A simple example of worsening reliability rates is shown below:
Some reliability metrics show a moving window of MTBF. Simple moving averages have a lag before the trend changes depending on the size of the window selected. The simple Cum-Sum has no ‘lag’, it shows the instantaneous changes in a trend and for earliest warning of a change this is an improvement over MTBF moving averages.
Why Weibull is the Gold standard
The reason that Weibull has become the gold-standard tool for understanding reliability is that it shows the probability of failure over a very large range of time, which is critical to determining the type of failure mode and hence the correct maintenance regime to directly address it. Without this information it is more difficult to make an accurate assessment. For this reason, other forms of reliability measures, like mean time between failure (MTBF), can be helpful for providing information at a glance but don’t provide the amount of detail that a Weibull does.
Some people argue that MTBF only has one parameter, and is easier and more convenient to remember. Weibull has two parameters scale (which broadly equates to ‘mean’ – being a measure of the middle tendency of a distribution) and shape. It is not hard to remember two parameters and as this blog has explained so much more meaningful information can be gleaned from the two Weibull parameters compared with single parameter MTBF.
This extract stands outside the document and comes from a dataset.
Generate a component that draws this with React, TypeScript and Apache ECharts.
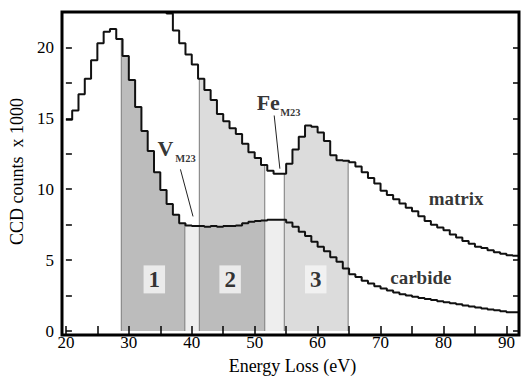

This blog has shown that an experienced reliability engineer can glean a lot of latent information from visually inspecting the various forms of chart that can be plotted using the Weibull distribution. Goodness of fit and mixed competing failure modes can be observed visually using probability charts. The quality of data may be questioned and the shape parameter is a determinant of what types of maintenance task are applicable. The insights the reliability engineer brings to verifying the maintenance regime and taking an active part in Defect Elimination adds considerable value to their organisations.